— Start of Materials provided —

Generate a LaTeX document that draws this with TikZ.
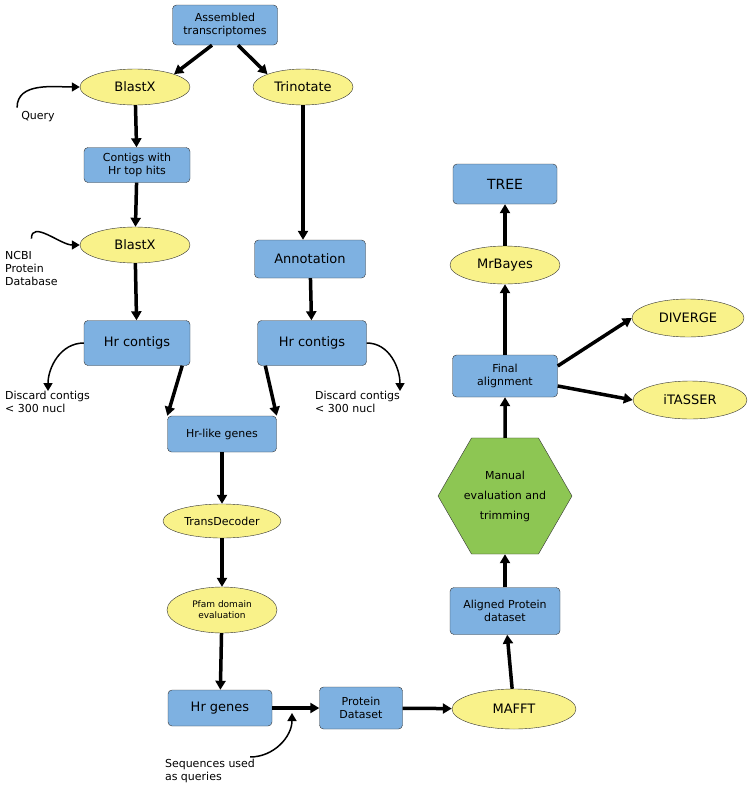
\documentclass[tikz,border=0pt]{standalone}
\usepackage{fontspec}
\setmainfont{DejaVu Sans}
\usetikzlibrary{shapes.geometric,arrows.meta}
\definecolor{boxblue}{HTML}{7EB1E1}
\definecolor{ellyellow}{HTML}{F9F28A}
\definecolor{hexgreen}{HTML}{8DC653}
\tikzset{
  box/.style={draw=black!80, fill=boxblue, rounded corners=4pt, align=center, inner sep=2pt},
  ell/.style={draw=black!80, fill=ellyellow, ellipse, align=center, inner sep=1pt},
  lbl/.style={align=left, inner sep=0pt, font=\fontsize{11}{13}\selectfont},
  arr/.style={-{Triangle[length=9pt,width=10pt]}, line width=3.5pt},
  carr/.style={-{Triangle[length=8pt,width=9pt]}, line width=1.5pt}
}
\begin{document}
\begin{tikzpicture}[x=1pt,y=-1pt]
\useasboundingbox (0,0) rectangle (750,798);

% Left branch
\node[box, minimum width=105, minimum height=40, font=\fontsize{11}{13}\selectfont] (asm) at (225,25) {Assembled\\transcriptomes};
\node[ell, minimum width=110, minimum height=36, font=\fontsize{13}{15}\selectfont] (bx1) at (135,87) {BlastX};
\node[ell, minimum width=100, minimum height=36, font=\fontsize{13}{15}\selectfont] (trin) at (303,87) {Trinotate};
\node[lbl] (query) at (38,117) {Query};
\node[box, minimum width=106, minimum height=35, font=\fontsize{11}{13}\selectfont] (top) at (137,165) {Contigs with\\Hr top hits};
\node[ell, minimum width=110, minimum height=36, font=\fontsize{13}{15}\selectfont] (bx2) at (135,245) {BlastX};
\node[lbl, anchor=west] (ncbi) at (5,268) {NCBI\\Protein\\Database};
\node[box, minimum width=106, minimum height=45, font=\fontsize{13}{15}\selectfont] (hrl) at (137,343) {Hr contigs};
\node[lbl, anchor=west] (disl) at (5,402) {Discard contigs\\< 300 nucl};

% Right branch
\node[box, minimum width=111, minimum height=38, font=\fontsize{13}{15}\selectfont] (ann) at (310,259) {Annotation};
\node[box, minimum width=109, minimum height=45, font=\fontsize{13}{15}\selectfont] (hrr) at (312,343) {Hr contigs};
\node[lbl, anchor=west] (disr) at (315,402) {Discard contigs\\< 300 nucl};

% Middle
\node[box, minimum width=109, minimum height=36, font=\fontsize{11}{13}\selectfont] (like) at (222,434) {Hr-like genes};
\node[ell, minimum width=118, minimum height=34, font=\fontsize{11}{13}\selectfont] (td) at (222,521) {TransDecoder};
\node[ell, minimum width=110, minimum height=46, font=\fontsize{9}{11}\selectfont] (pfam) at (222,610) {Pfam domain\\evaluation};
\node[box, minimum width=104, minimum height=36, font=\fontsize{13}{15}\selectfont] (hrg) at (220,708) {Hr genes};
\node[lbl] (seq) at (210,771) {Sequences used\\as queries};
\node[box, minimum width=83, minimum height=42, font=\fontsize{11}{13}\selectfont] (prot) at (361,708) {Protein\\Dataset};
\coordinate (seqend) at (292,713);

% Alignment column
\node[ell, minimum width=124, minimum height=40, font=\fontsize{13}{15}\selectfont] (mafft) at (514,709) {MAFFT};
\node[box, minimum width=110, minimum height=47, font=\fontsize{11}{13}\selectfont] (aln) at (505,611) {Aligned Protein\\dataset};
\node[draw=black!80, fill=hexgreen, regular polygon, regular polygon sides=6, minimum size=126, inner sep=0pt, align=center, font=\fontsize{11}{20}\selectfont] (man) at (505,496) {Manual\\evaluation and\\trimming};
\node[box, minimum width=105, minimum height=42, font=\fontsize{11}{13}\selectfont] (fin) at (505,376) {Final\\alignment};
\node[ell, minimum width=110, minimum height=38, font=\fontsize{13}{15}\selectfont] (mrb) at (505,265) {MrBayes};
\node[box, minimum width=104, minimum height=40, font=\fontsize{14}{16}\selectfont] (tree) at (505,184) {TREE};
\node[ell, minimum width=112, minimum height=38, font=\fontsize{13}{15}\selectfont] (div) at (688,318) {DIVERGE};
\node[ell, minimum width=114, minimum height=38, font=\fontsize{13}{15}\selectfont] (ita) at (690,400) {iTASSER};

% Straight arrows
\draw[arr] (asm.south -| 212,0) -- (bx1.north east);
\draw[arr] (asm.south -| 238,0) -- (trin.north west);
\draw[arr] (bx1) -- (top);
\draw[arr] (top) -- (bx2);
\draw[arr] (bx2) -- (hrl);
\draw[arr] (trin) -- (ann.north -| trin);
\draw[arr] (ann) -- (hrr);
\draw[arr] (hrl.south east) ++(-8,0) -- (like.north west);
\draw[arr] (hrr.south west) ++(8,0) -- (like.north east);
\draw[arr] (like) -- (td);
\draw[arr] (td) -- (pfam);
\draw[arr] (pfam) -- (hrg);
\draw[arr] (hrg) -- (prot);
\draw[arr] (prot) -- (mafft);
\draw[arr] (mafft) -- (aln);
\draw[arr] (aln) -- (man);
\draw[arr] (man) -- (fin);
\draw[arr] (fin) -- (mrb);
\draw[arr] (mrb) -- (tree);
\draw[arr] (fin.east |- 0,366) -- (div.west);
\draw[arr] (fin.east |- 0,386) -- (ita.west);

% Curved arrows
\draw[carr] (query.north west) ++(-4,-4) to[out=90,in=180] (bx1.west);
\draw[carr] (ncbi.north) ++(0,-12) to[out=90,in=180] (bx2.west);
\draw[carr] (hrl.west) to[out=180,in=90] (disl.north -| 48,0);
\draw[carr] (hrr.east) to[out=0,in=90] (disr.north -| 400,0);
\draw[carr] (seq.north east) ++(-5,-2) to[out=0,in=270] (seqend);
\end{tikzpicture}
\end{document}
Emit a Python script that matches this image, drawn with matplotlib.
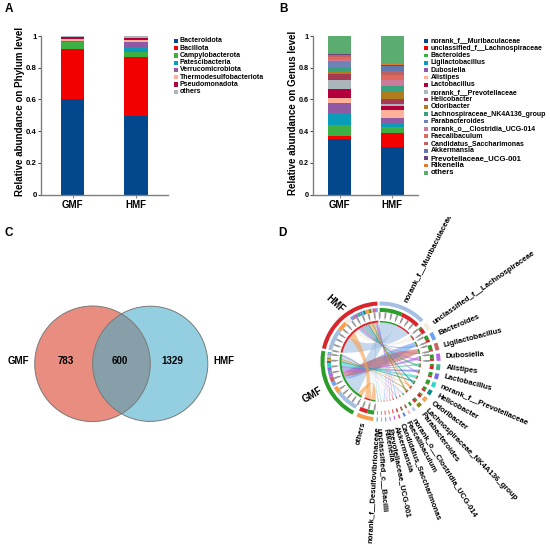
import numpy as np
import matplotlib
matplotlib.use("Agg")
import matplotlib.pyplot as plt
from matplotlib.patches import Circle, Rectangle, Wedge, PathPatch
from matplotlib.path import Path
from matplotlib.transforms import Bbox

plt.rcParams['font.family'] = ['Liberation Sans', 'DejaVu Sans']
plt.rcParams['font.weight'] = 'bold'

samples = ['GMF', 'HMF']

phylum_names = ['Bacteroidota', 'Bacillota', 'Campylobacterota', 'Patescibacteria',
                'Verrucomicrobiota', 'Thermodesulfobacteriota', 'Pseudomonadota', 'others']
phylum_gmf = [0.60, 0.32, 0.04, 0.004, 0.003, 0.012, 0.013, 0.008]
phylum_hmf = [0.494, 0.374, 0.032, 0.029, 0.031, 0.013, 0.012, 0.015]
phylum_colors = ['#03478c', '#f20000', '#3cb043', '#0a9dba', '#8f5aa3', '#ffb199', '#b3003c', '#aab6bb']

genus_names = ['norank_f__Muribaculaceae', 'unclassified_f__Lachnospiraceae', 'Bacteroides',
               'Ligilactobacillus', 'Dubosiella', 'Alistipes', 'Lactobacillus',
               'norank_f__Prevotellaceae', 'Helicobacter', 'Odoribacter',
               'Lachnospiraceae_NK4A136_group', 'Parabacteroides', 'norank_o__Clostridia_UCG-014',
               'Faecalibaculum', 'Candidatus_Saccharimonas', 'Akkermansia',
               'Prevotellaceae_UCG-001', 'Rikenella', 'others']
genus_gmf = [0.349, 0.023, 0.065, 0.080, 0.063, 0.031, 0.053, 0.059, 0.037, 0.022,
             0.023, 0.035, 0.007, 0.023, 0.010, 0.003, 0.005, 0.001, 0.111]
genus_hmf = [0.300, 0.087, 0.042, 0.021, 0.035, 0.049, 0.025, 0.012, 0.034, 0.044,
             0.038, 0.000, 0.036, 0.031, 0.026, 0.033, 0.007, 0.010, 0.170]
genus_colors = ['#03478c', '#f20000', '#3cb043', '#0a9dba', '#8f5aa3', '#ffb199', '#b3003c',
                '#aab6bb', '#a63a52', '#b07d1e', '#3aa17e', '#6e83b8', '#cc7a9a', '#e0685f',
                '#c0605f', '#6078ae', '#6b4480', '#e07a30', '#5aad6e']
genus_sizes = [5.05] * 16 + [5.6, 5.6, 5.6]

venn_labels = ['GMF', 'HMF']
venn_counts = [783, 600, 1329]

chord_names = ['norank_f__Muribaculaceae', 'unclassified_f__Lachnospiraceae', 'Bacteroides',
               'Ligilactobacillus', 'Dubosiella', 'Alistipes', 'Lactobacillus',
               'norank_f__Prevotellaceae', 'Helicobacter', 'Odoribacter',
               'Lachnospiraceae_NK4A136_group', 'Parabacteroides', 'norank_o__Clostridia_UCG-014',
               'Faecalibaculum', 'Candidatus_Saccharimonas', 'Akkermansia',
               'Prevotellaceae_UCG-001', 'Rikenella', 'unclassified_c__Bacilli',
               'norank_f__Desulfovibrionaceae', 'others']
chord_gmf = [0.349, 0.023, 0.065, 0.080, 0.063, 0.031, 0.053, 0.059, 0.037, 0.022,
             0.023, 0.035, 0.007, 0.012, 0.010, 0.003, 0.005, 0.004, 0.006, 0.007, 0.100]
chord_hmf = [0.300, 0.087, 0.042, 0.021, 0.035, 0.049, 0.025, 0.012, 0.034, 0.044,
             0.038, 0.000, 0.018, 0.015, 0.014, 0.012, 0.007, 0.010, 0.005, 0.004, 0.130]
chord_colors = ['#a3c0e2', '#f3ece0', '#6fa3ef', '#c86464', '#b565e6', '#3fb68b', '#7f66ee',
                '#33d6c6', '#0e8a8a', '#f5a04f', '#8a8a1e', '#b0c8ea', '#e8b8c0', '#4a86f0',
                '#e0607a', '#b060e0', '#9f5fd8', '#5a8cf0', '#30c8d0', '#108a90', '#f5a04f']
label_pos = [67.7, 35.9, 25.7, 13.7, 4.2, -5, -13.4, -22, -31.5, -39, -46.8, -51.5, -59.5,
             -66, -71, -77, -82, -86, -91, -92.8, -105]
label_rot = [63, 35, 23, 14.5, 3, -7.6, -14.5, -23, -29, -36.7, -45, -53.7, -57.7, -61.7,
             -69, -72, -78.5, -80, -86, -93.5, -104]
label_rad = [64.6, 65, 65, 65.4, 65.4, 65.8, 65.6, 65, 66, 66, 66.5, 66.2, 66, 65.9, 65.3,
             66.9, 67.5, 67, 66.8, 65.3, 62.4]

W, H = 550, 551
fig = plt.figure(figsize=(W / 100, H / 100), dpi=100, facecolor='white')
overlay = fig.add_axes([0, 0, 1, 1])
overlay.set_xlim(0, W)
overlay.set_ylim(H, 0)
overlay.axis('off')


def stacked(left, right, top, bottom, centers, width, series_a, series_b, colors, ylabel, label_x,
            label_y, tick_size):
    ax = fig.add_axes([left / W, 1 - bottom / H, (right - left) / W, (bottom - top) / H])
    unit = centers[1] - centers[0]
    ax.set_xlim((left - centers[0]) / unit, (right - centers[0]) / unit)
    ax.set_ylim(0, 1)
    bottoms = [0.0, 0.0]
    for a, b, c in zip(series_a, series_b, colors):
        ax.bar([0, 1], [a, b], width / unit, bottom=bottoms, color=c, linewidth=0)
        bottoms = [bottoms[0] + a, bottoms[1] + b]
    for s in ['top', 'right']:
        ax.spines[s].set_visible(False)
    for s in ['left', 'bottom']:
        ax.spines[s].set_color('#7f7f7f')
        ax.spines[s].set_linewidth(1.0)
    ax.set_yticks([0, 0.2, 0.4, 0.6, 0.8, 1])
    ax.set_yticklabels(['0', '0.2', '0.4', '0.6', '0.8', '1'], fontsize=tick_size)
    ax.set_xticks([0, 1])
    ax.set_xticklabels(samples, fontsize=7)
    ax.tick_params(axis='y', length=2, width=0.7, pad=1, color='#444444')
    ax.tick_params(axis='x', length=2, width=0.7, pad=1.5, color='#7f7f7f')
    ax.patch.set_alpha(0)
    overlay.text(label_x, label_y, ylabel, rotation=90, ha='center', va='center', fontsize=7)


stacked(41, 168, 36, 194.7, [72.5, 136], 23, phylum_gmf, phylum_hmf, phylum_colors,
        'Relative abundance on Phylum level', 20, 111.5, 5.7)
stacked(313, 418, 36, 194.7, [339.5, 392], 23, genus_gmf, genus_hmf, genus_colors,
        'Relative abundance on Genus level', 293.5, 113, 5.2)

# legends
for i, (n, c) in enumerate(zip(phylum_names, phylum_colors)):
    y = 41 + i * 7.24
    overlay.add_patch(Rectangle((174, y - 2), 4.2, 4.2, color=c, lw=0))
    overlay.text(180, y, n, fontsize=5.0, va='center', ha='left')
for i, (n, c, s) in enumerate(zip(genus_names, genus_colors, genus_sizes)):
    y = 41 + i * 7.33
    overlay.add_patch(Rectangle((424.3, y - 2), 3.8, 3.8, color=c, lw=0))
    overlay.text(430.7, y, n, fontsize=s, va='center', ha='left')

# panel letters
for t, x, y in [('A', 9, 9), ('B', 283, 9), ('C', 9, 233), ('D', 282, 233)]:
    overlay.text(x, y, t, fontsize=8.5, ha='center', va='center')

# Venn
overlay.add_patch(Circle((92.5, 363.8), 57.8, fc='#e98d80', ec='none'))
overlay.add_patch(Circle((150.2, 363.8), 57.6, fc='#93cfe0', ec='none'))
lens = Circle((150.2, 363.8), 57.6, fc='#869fa9', ec='none', transform=overlay.transData)
overlay.add_patch(lens)
lens.set_clip_path(Circle((92.5, 363.8), 57.8, transform=overlay.transData))
for cx, r in [(92.5, 57.8), (150.2, 57.6)]:
    overlay.add_patch(Circle((cx, 363.8), r, fc='none', ec='#7a7a7a', lw=0.7))
overlay.text(18.7, 360.5, venn_labels[0], fontsize=7, ha='center', va='center')
overlay.text(223.7, 360.5, venn_labels[1], fontsize=7, ha='center', va='center')
for x, v in zip([65.7, 120, 172], venn_counts):
    overlay.text(x, 360.5, str(v), fontsize=7, ha='center', va='center')

# Chord
ax = fig.add_axes([310.5 / W, 1 - 431.5 / H, 140 / W, 140 / H])
ax.set_xlim(-70, 70)
ax.set_ylim(-70, 70)
ax.axis('off')

GROUP_COLORS = {'GMF': '#2a9d2a', 'HMF': '#d9262c'}
SPAN = {'GMF': (242.0, 169.6), 'HMF': (167.2, 93.0)}
START, END = 91.0, -113.7
gmf = np.array(chord_gmf)
hmf = np.array(chord_hmf)
tot = gmf + hmf
scale = 72.0
gap = ((START - END) - tot.sum() * scale) / (len(tot) - 1)


def band(a1, a2, r0, r1, color, alpha=1.0, z=3):
    ax.add_patch(Wedge((0, 0), r1, min(a1, a2), max(a1, a2), width=r1 - r0, fc=color, ec='none', alpha=alpha, zorder=z))


def arc(a1, a2, r, n=12):
    t = np.radians(np.linspace(a1, a2, n))
    return np.c_[r * np.cos(t), r * np.sin(t)]


def ctrl(p, q, r):
    v = p + q
    n = np.hypot(*v)
    if n < 1e-6:
        return (0.0, 0.0)
    return tuple(0.22 * r * v / n)


def ribbon(a1, a2, b1, b2, r, color):
    p1, p2 = arc(a1, a2, r), arc(b1, b2, r)
    verts = [tuple(v) for v in p1]
    codes = [Path.MOVETO] + [Path.LINETO] * (len(p1) - 1)
    verts += [ctrl(p1[-1], p2[0], r), tuple(p2[0])]
    codes += [Path.CURVE3, Path.CURVE3]
    verts += [tuple(v) for v in p2[1:]]
    codes += [Path.LINETO] * (len(p2) - 1)
    verts += [ctrl(p2[-1], p1[0], r), tuple(p1[0])]
    codes += [Path.CURVE3, Path.CURVE3]
    ax.add_patch(PathPatch(Path(verts, codes), fc=color, ec='none', alpha=0.62, zorder=2))


def ticks(a0, a1):
    for a in np.arange(a0, a1, -7.0):
        x0, y0 = np.cos(np.radians(a)), np.sin(np.radians(a))
        ax.plot([42.5 * x0, 44.5 * x0], [42.5 * y0, 44.5 * y0], color='#444444', lw=0.4, zorder=3)
        ax.plot([45 * x0, 48.5 * x0], [45 * y0, 48.5 * y0], color='#999999', lw=1.3, zorder=3)


R_LINK = 39
order_mid = [0, 20] + [i for i in range(len(tot)) if i not in (0, 20)]
order_link = {'GMF': [20, 0] + order_mid[2:], 'HMF': order_mid}

group_pos = {}
for g, vals in [('GMF', gmf), ('HMF', hmf)]:
    a0, a1 = SPAN[g]
    k = (a0 - a1) / vals.sum()
    band(a0, a1, 56, 60, GROUP_COLORS[g])
    band(a0, a1, R_LINK, 41, GROUP_COLORS[g])
    cur = a0
    for i in order_mid:
        band(cur, cur - vals[i] * k, 49.5, 53.5, chord_colors[i])
        cur -= vals[i] * k
    cur = a0
    pos = {}
    for i in order_link[g]:
        pos[i] = (cur, cur - vals[i] * k)
        cur -= vals[i] * k
    group_pos[g] = pos
    ticks(a0, a1)

clip = Bbox([[0, 0], [W, H - 217]])
cur = START
for i, name in enumerate(chord_names):
    w = tot[i] * scale
    band(cur, cur - w, 56, 60, chord_colors[i])
    ag = gmf[i] * scale
    band(cur, cur - ag, 49.5, 53.5, GROUP_COLORS['GMF'])
    band(cur - ag, cur - w, 49.5, 53.5, GROUP_COLORS['HMF'])
    band(cur, cur - ag, R_LINK, 40.5, GROUP_COLORS['GMF'])
    band(cur - ag, cur - w, R_LINK, 40.5, GROUP_COLORS['HMF'])
    b1, b2 = group_pos['GMF'][i]
    ribbon(cur, cur - ag, b1, b2, R_LINK, chord_colors[i])
    b1, b2 = group_pos['HMF'][i]
    ribbon(cur - ag, cur - w, b1, b2, R_LINK, chord_colors[i])
    if w > 6:
        ticks(cur, cur - w)
    la, rot, rad = label_pos[i], label_rot[i], label_rad[i]
    flipped = rot < -90
    t = ax.text(rad * np.cos(np.radians(la)), rad * np.sin(np.radians(la)), name,
                rotation=rot + 180 if flipped else rot, rotation_mode='anchor',
                ha='right' if flipped else 'left', va='center', fontsize=5.6, zorder=5, clip_on=False)
    if i == 0:
        t.set_clip_on(True)
        t.set_clip_box(clip)
    cur -= w + gap

ax.text(-45.5, 58, 'HMF', rotation=-42, ha='center', va='center', fontsize=7, clip_on=False)
ax.text(-68, -34, 'GMF', rotation=30, ha='center', va='center', fontsize=7, clip_on=False)

fig.savefig('out.png', dpi=100, facecolor='white')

— End of Materials provided —

* _What is being asked_: Retype the lines above exactly as they appear, from the line containing "Emit a Python" through the line containing "plt.rcParams['font.weight'] = 'bold'", and leave out any pictures.

* _Right answer_:
Emit a Python script that matches this image, drawn with matplotlib.
import numpy as np
import matplotlib
matplotlib.use("Agg")
import matplotlib.pyplot as plt
from matplotlib.patches import Circle, Rectangle, Wedge, PathPatch
from matplotlib.path import Path
from matplotlib.transforms import Bbox

plt.rcParams['font.family'] = ['Liberation Sans', 'DejaVu Sans']
plt.rcParams['font.weight'] = 'bold'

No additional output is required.